Director Lucy Bailey debuts in style at the Old Vic with this elegant and well-acted staging of an early play by Russian writer Ivan Turgenev. Re-assembling much of the team behind the success of Bailey’s Uncle Vanya at The Print Room – including leading man Iain Glen – it goes a long way to removing the mark left by the theatre’s previous Much Ado misfire.
Bailey and Glen are clearly a great combination when it comes to nineteenth-century Russian plays. Directed badly, his character – impoverished nobleman Kuzovkin – could be little more than laughable in the first act and wildly melodramatic in the second. But Glen’s shabby aristocrat, his bewildered expression etched with the stubborn vestiges of self-respect, feels real.
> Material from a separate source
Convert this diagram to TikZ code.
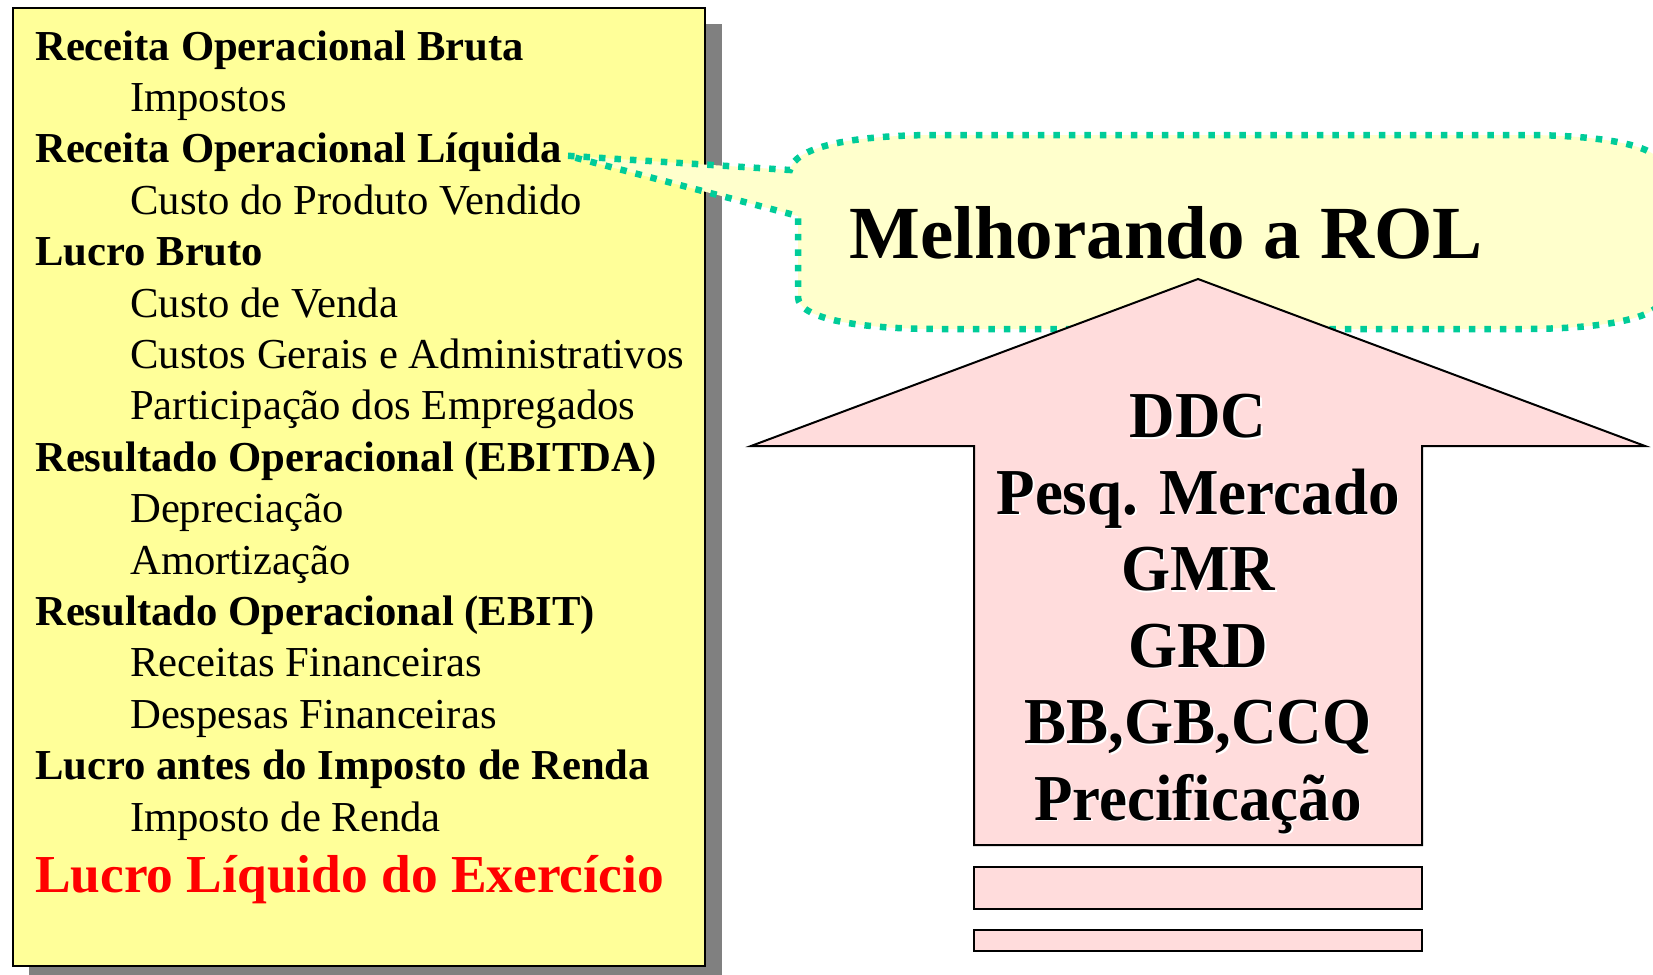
\documentclass[tikz,border=0pt]{standalone}
\usepackage{fontspec}
\setmainfont{Liberation Serif}
\usepackage{graphicx}
\definecolor{boxyellow}{HTML}{FFFF99}
\definecolor{calloutyellow}{HTML}{FFFFCC}
\definecolor{tealdot}{HTML}{00CC99}
\definecolor{arrowpink}{HTML}{FFDCDC}
\definecolor{shadowgray}{HTML}{808080}
\begin{document}
\begin{tikzpicture}[x=1pt,y=-1pt,
  boldrow/.style={anchor=base west, inner sep=0pt, font=\fontsize{42.7}{50}\selectfont\bfseries},
  subrow/.style={anchor=base west, inner sep=0pt, font=\fontsize{42.7}{50}\selectfont},
  redrow/.style={anchor=base west, inner sep=0pt, text=red, font=\fontsize{53.4}{60}\selectfont\bfseries},
  arrowtext/.style={anchor=base, inner sep=0pt, font=\fontsize{63}{70}\selectfont\bfseries},
  dotborder/.style={draw=tealdot, line width=6.5pt, dash pattern=on 6.5pt off 9pt},
  pinkbox/.style={draw=black, line width=2pt, fill=arrowpink}]
\clip (0,0) rectangle (1653,974);
\fill[white] (0,0) rectangle (1653,974);
% left panel
\fill[shadowgray] (29,24) rectangle (722,982);
\draw[line width=2pt, fill=boxyellow] (13,8) rectangle (705,966);
\node[boldrow] (r0) at (35,60) {Receita Operacional Bruta};
\node[subrow]  (r1) at (130,111.4) {Impostos};
\node[boldrow] (r2) at (35,162.8) {Receita Operacional Líquida};
\node[subrow]  (r3) at (130,214.2) {Custo do Produto Vendido};
\node[boldrow] (r4) at (35,265.6) {Lucro Bruto};
\node[subrow]  (r5) at (130,317) {Custo de Venda};
\node[subrow]  (r6) at (130,368.4) {Custos Gerais e Administrativos};
\node[subrow]  (r7) at (130,419.8) {Participação dos Empregados};
\node[boldrow] (r8) at (35,471.2) {Resultado Operacional (EBITDA)};
\node[subrow]  (r9) at (130,522.6) {Depreciação};
\node[subrow]  (r10) at (130,574) {Amortização};
\node[boldrow] (r11) at (35,625.4) {Resultado Operacional (EBIT)};
\node[subrow]  (r12) at (130,676.8) {Receitas Financeiras};
\node[subrow]  (r13) at (130,728.2) {Despesas Financeiras};
\node[boldrow] (r14) at (35,779.6) {Lucro antes do Imposto de Renda};
\node[subrow]  (r15) at (130,831) {Imposto de Renda};
\node[redrow]  (r16) at (35,892) {Lucro Líquido do Exercício};
% callout
\coordinate (tip) at ([xshift=6pt,yshift=7pt]r2.base east);
\path[dotborder, fill=calloutyellow]
  (tip) -- (790,170) .. controls (795,145) and (860,135) .. (938,135)
  -- (1522,135) .. controls (1600,135) and (1662,145) .. (1662,167)
  -- (1662,297) .. controls (1662,319) and (1600,329) .. (1522,329)
  -- (938,329) .. controls (860,329) and (798,319) .. (798,297)
  -- (798,216) -- cycle;
\node[anchor=base, inner sep=0pt, font=\fontsize{75}{80}\selectfont\bfseries] (title) at (1166,258) {Melhorando a ROL};
% arrow
\draw[pinkbox, line join=miter]
  (1198,279) -- (1645,446) -- (1422,446) -- (1422,845) -- (974,845) -- (974,446) -- (751,446) -- cycle;
\draw[pinkbox] (974,867) rectangle (1422,909);
\draw[pinkbox] (974,930) rectangle (1422,951);
\foreach \t [count=\i from 0] in {DDC,Pesq. Mercado,GMR,GRD,{BB,GB,CCQ},Precificação}{
  \node[arrowtext, text=white] at (1199.5,439+76.5*\i) {\scalebox{1}[1.04]{\t}};
  \node[arrowtext] (a\i) at (1198,437.5+76.5*\i) {\scalebox{1}[1.04]{\t}};
}
\end{tikzpicture}
\end{document}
His juddering mix of shambolic dignity and raw pain sees the play bite hard, particularly in its most bitterly comic moments.
Kuzovkin, embroiled in an endless court case over his own property, has lived as a permanent guest in a vast estate in the Russian countryside for more than 30 years – frequently cruelly treated as little more than a court jester by his now dead former master. With the return of heiress Olga (a warmly sympathetic Lucy Briggs-Owen) and her new husband Yeletsy (Alexander Vlahos), he is fearful for what the future holds. And his malicious neighbour Tropatchov (Richard McCabe), affronted by his poverty, is determined to get rid of him – and have fun doing it.
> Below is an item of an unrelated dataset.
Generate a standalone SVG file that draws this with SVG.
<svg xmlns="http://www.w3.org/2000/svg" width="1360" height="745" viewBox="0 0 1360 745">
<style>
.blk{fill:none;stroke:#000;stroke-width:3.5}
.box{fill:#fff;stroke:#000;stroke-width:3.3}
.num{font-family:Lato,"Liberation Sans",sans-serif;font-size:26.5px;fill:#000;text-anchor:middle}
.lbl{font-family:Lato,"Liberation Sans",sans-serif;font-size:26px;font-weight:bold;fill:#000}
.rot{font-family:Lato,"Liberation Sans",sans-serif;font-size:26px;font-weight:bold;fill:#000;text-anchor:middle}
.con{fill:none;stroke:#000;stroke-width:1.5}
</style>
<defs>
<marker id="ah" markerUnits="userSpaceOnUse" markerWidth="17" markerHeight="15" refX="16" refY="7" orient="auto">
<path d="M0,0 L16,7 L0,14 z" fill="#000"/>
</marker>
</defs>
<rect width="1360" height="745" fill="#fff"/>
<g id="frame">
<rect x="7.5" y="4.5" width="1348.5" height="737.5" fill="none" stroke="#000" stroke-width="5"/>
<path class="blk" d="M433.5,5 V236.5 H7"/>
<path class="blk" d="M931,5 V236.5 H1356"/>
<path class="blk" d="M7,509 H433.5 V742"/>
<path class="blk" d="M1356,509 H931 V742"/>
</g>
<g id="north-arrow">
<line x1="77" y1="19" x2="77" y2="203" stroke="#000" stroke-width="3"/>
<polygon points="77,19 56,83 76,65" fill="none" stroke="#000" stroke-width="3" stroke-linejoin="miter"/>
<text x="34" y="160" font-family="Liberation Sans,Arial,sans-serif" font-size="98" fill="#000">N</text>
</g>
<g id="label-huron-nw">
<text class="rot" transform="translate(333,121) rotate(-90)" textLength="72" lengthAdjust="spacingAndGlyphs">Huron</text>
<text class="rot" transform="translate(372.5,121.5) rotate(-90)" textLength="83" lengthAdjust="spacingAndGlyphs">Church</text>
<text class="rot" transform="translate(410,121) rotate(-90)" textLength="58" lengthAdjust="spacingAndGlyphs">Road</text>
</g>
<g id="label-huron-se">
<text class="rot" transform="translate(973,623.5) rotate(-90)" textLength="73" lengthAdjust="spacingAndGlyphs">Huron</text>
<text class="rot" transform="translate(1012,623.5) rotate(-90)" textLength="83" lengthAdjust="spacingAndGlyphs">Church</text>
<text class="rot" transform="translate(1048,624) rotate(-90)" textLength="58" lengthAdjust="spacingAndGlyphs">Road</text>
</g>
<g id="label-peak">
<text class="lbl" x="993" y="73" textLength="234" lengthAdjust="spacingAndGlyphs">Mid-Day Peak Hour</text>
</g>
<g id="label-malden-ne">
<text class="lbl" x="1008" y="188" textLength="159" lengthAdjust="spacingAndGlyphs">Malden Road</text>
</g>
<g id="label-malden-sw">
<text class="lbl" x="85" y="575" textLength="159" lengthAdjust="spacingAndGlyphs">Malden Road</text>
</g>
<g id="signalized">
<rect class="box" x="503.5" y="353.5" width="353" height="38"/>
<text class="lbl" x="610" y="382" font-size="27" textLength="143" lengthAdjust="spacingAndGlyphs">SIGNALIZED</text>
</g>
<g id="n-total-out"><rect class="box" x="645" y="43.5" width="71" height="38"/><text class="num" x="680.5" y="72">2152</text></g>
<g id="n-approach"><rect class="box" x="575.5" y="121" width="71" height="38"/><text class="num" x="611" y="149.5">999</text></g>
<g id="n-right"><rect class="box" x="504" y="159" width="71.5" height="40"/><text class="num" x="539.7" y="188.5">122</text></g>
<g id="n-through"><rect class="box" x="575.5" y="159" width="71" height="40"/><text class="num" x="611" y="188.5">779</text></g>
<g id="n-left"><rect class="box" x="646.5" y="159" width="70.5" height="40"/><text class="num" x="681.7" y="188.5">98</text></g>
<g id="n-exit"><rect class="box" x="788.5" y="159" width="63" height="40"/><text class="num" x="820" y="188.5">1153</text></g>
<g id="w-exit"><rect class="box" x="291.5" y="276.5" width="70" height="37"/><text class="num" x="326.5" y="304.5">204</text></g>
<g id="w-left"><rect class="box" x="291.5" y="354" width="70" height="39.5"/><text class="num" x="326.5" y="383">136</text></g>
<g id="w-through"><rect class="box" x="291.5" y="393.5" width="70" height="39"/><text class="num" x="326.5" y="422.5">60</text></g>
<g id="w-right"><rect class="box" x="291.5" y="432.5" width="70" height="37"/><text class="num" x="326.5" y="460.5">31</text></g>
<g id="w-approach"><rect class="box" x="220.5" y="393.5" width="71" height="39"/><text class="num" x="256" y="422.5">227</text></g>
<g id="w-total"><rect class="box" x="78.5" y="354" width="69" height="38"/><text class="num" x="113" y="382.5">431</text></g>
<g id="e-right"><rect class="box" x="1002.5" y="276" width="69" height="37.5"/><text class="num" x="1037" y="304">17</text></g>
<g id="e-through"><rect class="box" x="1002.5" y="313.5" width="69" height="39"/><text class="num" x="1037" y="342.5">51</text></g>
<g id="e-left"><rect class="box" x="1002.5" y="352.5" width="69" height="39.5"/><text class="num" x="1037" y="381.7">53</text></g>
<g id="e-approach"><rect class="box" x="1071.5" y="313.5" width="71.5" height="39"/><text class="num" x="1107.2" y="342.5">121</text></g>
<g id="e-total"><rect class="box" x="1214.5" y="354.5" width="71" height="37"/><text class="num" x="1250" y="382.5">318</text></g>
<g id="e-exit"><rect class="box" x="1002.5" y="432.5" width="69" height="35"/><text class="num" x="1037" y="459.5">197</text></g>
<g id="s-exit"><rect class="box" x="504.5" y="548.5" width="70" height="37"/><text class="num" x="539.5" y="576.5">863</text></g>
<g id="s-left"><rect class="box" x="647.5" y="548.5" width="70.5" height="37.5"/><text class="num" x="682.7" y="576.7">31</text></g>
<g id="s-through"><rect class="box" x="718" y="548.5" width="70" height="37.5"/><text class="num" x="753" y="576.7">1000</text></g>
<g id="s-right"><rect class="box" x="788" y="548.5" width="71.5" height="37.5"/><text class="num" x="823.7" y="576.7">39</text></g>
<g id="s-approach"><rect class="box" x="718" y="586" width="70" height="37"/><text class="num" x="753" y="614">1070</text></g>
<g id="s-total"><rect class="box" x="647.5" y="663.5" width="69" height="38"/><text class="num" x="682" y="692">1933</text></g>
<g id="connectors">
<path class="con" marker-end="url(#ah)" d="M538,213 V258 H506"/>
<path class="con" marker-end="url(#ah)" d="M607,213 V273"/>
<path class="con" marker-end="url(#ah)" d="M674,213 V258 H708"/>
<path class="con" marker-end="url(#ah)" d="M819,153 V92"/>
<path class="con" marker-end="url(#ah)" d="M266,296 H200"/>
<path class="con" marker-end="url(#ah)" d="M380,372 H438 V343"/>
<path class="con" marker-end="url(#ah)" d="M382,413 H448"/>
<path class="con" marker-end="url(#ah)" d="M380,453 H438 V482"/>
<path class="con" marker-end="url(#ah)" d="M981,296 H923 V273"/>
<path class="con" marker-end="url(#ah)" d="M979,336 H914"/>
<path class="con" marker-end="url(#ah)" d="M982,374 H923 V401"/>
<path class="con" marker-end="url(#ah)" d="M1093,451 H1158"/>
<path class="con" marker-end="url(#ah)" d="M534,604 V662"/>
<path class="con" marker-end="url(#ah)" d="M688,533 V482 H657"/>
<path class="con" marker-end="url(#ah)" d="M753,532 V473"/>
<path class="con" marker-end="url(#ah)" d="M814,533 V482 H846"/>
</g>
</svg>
This is the first West End showing for Mike Poulton’s adaptation of Fortune’s Fool, which won two Tony awards when it appeared on Broadway in 2002. It’s not difficult to understand why. As with his other adaptations of classic works, Poulton’s script is humane and unaffected, digging into Turgenev’s writing to uncover his anger at the social politics of early nineteenth-century rural Russian life. As Vlahos’ purse-lipped and tightly wound Yeletsy carefully establishes the value of his new home, there’s little measure for kindness. Without property, a man is nothing.
William Dudley’s forced perspective set elegantly brings this home, with high doorways that seem to repeat into infinity as a stream of servants busy themselves in the background and eavesdrop on conversations. The house is everything and everywhere – socially exclusive but allowing for no existence beyond its walls. As Kuzovkin unfolds himself from the linen cupboard where he’s been sleeping, it’s immediately obvious that he’s a part of the estate’s incremental history but also in the way. Society has rendered him painfully superfluous.
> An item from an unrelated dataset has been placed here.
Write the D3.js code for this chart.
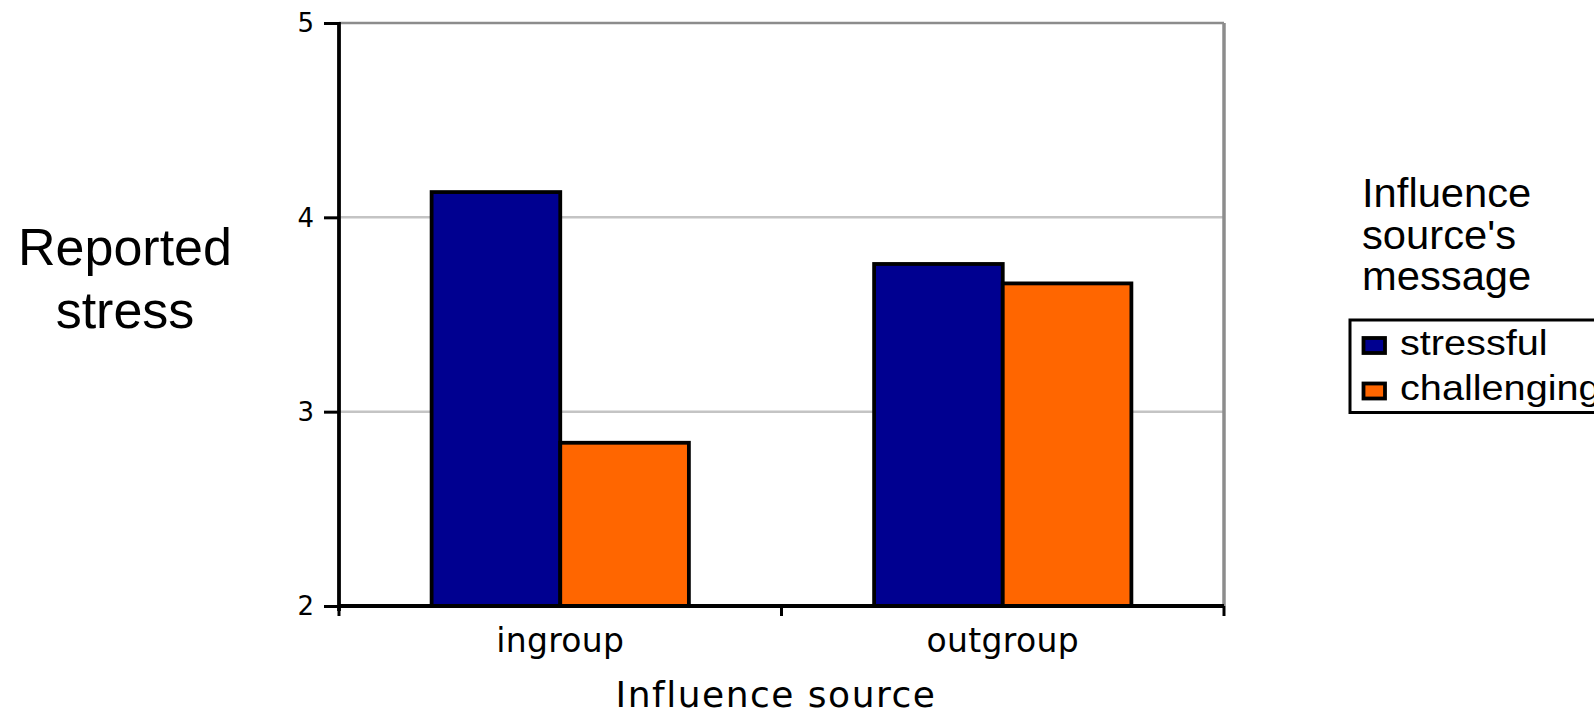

This is something the poisonous Tropatchov, a would-be flaneur with a spiteful quiff and a lackey to trail around after him, knows and relishes with glee. A superb McCabe enters like a powdered whirlwind of snobbish bon mots and proceeds to play with Kuzovkin like a child pulling the legs off a fly. He may be flamboyant but he’s far from harmless. The cold-hearted calculation with which he goads his victim into getting drunk before ridiculing every aspect of his life rends comedy into tragedy in an instance.
Bailey deftly lifts the long speeches that underpin this and a mirroring scene in the second act – in which Kuzovkin reveals to Briggs-Owen’s stunned Olga just how connected they are – and gives them shape, shade and texture. What could be static is turned into fluid motion. Sometimes this swallows up moments that would benefit from a pause. But as it ends on a satisfyingly ambiguous note of triumph and tragedy, Fortune’s Fool hits you where it counts.